Гейер [52] выразил осторожное предположение, что завтра утром может выйти приказ о заключении под стражу русских и сербов.
– Следовательно, вы рекомендуете уехать?
– И чем скорее, тем лучше.
– Хорошо, завтра я еду с семьей в Швейцарию.
– Гм… я бы предпочел, чтобы вы это сделали сегодня.
Этот разговор происходил в 3 часа дня, а в 6 часов 10 минут я уже сидел с семьей в вагоне поезда, направляющегося в Цюрих. Позади оставались семилетние связи, книги, архив и начатые работы, в том числе полемика с профессором Масариком [53] о судьбах русской культуры.

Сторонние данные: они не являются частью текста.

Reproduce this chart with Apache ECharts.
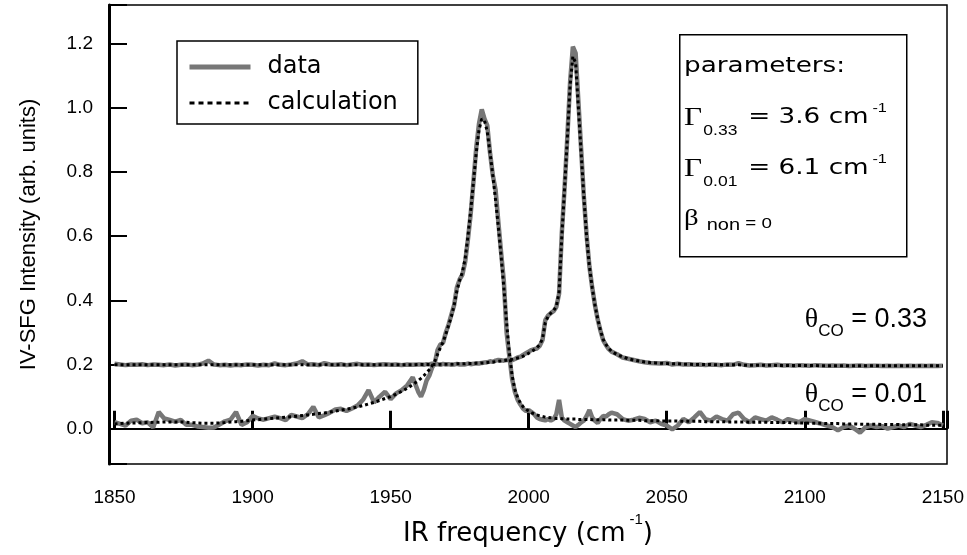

…В тот момент, когда немцы приближались к Парижу, а буржуазные французские патриоты покидали его, два русских эмигранта поставили в Париже маленькую ежедневную газету на русском языке. Она имела своей задачей разъяснять заброшенным в Париж русским развертывающиеся события и не давать угаснуть духу международной солидарности. Перед выпуском первого номера в «кассе» издания имелось ровным счетом 30 франков. Ни один «здравомыслящий» человек не мог верить, чтобы можно было с таким основным капиталом издавать ежедневную газету. И действительно: не реже чем раз в неделю газета, несмотря на бесплатный труд редакции и сотрудников, переживала такой кризис, что, казалось, выхода нет. Но выход находился. Голодали преданные своей газете наборщики, редакторы носились по городу в поисках за несколькими десятками франков – и очередной номер выходил. Так, под ударами дефицита и цензуры, исчезая и немедленно же появляясь под новым именем, газета просуществовала в течение 2-х лет, т. е. до Февральской революции 1917 г. По приезде в Париж я стал усердно работать в «Нашем слове», которое тогда еще называлось «Голосом». Ежедневная газета явилась для меня самого важным орудием ориентировки в развертывающихся событиях. Опыт «Нашего слова» оказался полезен мне позже, когда пришлось близко подойти к военному делу.
Семья моя переехала во Францию только в мае 1915 г. Мы поселились в Севре, в маленьком домике, который нам предоставил на несколько месяцев наш молодой друг, итальянский художник Рене Пареше. Мальчики стали посещать севрскую школу. Весна была прекрасна, зелень казалась особенно нежной и ласковой. Но число женщин в черном непрерывно росло. Школьники оставались без отцов. Две армии закопались в землю. Выхода не видно было.
…Из Севра моя семья… переселилась в Париж, на маленькую rue Oudry. Париж все более опустошался. Останавливались одни за другими уличные часы. У бельфортского льва торчала почему-то из пасти грязная солома. Война продолжала закапываться в землю.